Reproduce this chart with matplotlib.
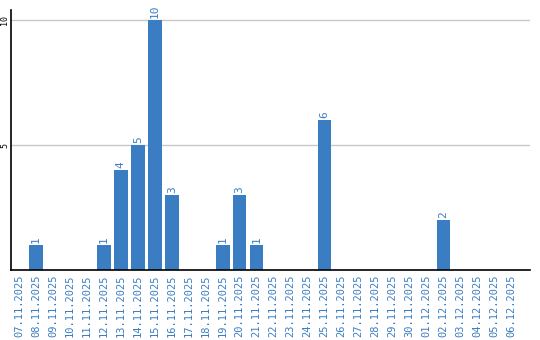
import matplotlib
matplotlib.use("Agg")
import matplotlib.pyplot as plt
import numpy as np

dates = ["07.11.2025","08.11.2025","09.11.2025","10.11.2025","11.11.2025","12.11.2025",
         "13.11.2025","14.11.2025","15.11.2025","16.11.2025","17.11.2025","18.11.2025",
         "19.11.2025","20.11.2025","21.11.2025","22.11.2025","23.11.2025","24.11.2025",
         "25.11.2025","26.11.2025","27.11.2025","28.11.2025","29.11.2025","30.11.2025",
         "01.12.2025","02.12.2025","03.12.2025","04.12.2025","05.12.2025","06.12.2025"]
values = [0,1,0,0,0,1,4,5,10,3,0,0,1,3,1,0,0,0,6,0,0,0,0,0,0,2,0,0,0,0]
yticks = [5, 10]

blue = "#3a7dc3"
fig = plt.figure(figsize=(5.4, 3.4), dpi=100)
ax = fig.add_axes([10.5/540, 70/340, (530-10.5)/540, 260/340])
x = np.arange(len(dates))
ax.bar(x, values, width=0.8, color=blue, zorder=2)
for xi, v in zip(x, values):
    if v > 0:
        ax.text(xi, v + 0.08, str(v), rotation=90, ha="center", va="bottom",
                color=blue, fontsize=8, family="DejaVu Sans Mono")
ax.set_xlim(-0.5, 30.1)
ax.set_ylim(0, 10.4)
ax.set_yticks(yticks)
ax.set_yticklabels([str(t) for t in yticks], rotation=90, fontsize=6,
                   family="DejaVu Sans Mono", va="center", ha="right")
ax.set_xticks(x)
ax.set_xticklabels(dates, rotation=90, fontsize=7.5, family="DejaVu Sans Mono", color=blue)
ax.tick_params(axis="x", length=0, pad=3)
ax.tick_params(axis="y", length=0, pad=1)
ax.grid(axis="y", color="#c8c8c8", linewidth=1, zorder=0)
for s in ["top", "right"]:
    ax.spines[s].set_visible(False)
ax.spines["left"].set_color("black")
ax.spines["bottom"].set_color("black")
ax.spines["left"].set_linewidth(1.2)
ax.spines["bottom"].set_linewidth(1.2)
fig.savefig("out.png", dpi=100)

DIRECTIVE: Gather and copy every line of the data in which the string "matplotlib" is found.

EXERCISE OUTPUT:
Reproduce this chart with matplotlib.
import matplotlib
matplotlib.use("Agg")
import matplotlib.pyplot as plt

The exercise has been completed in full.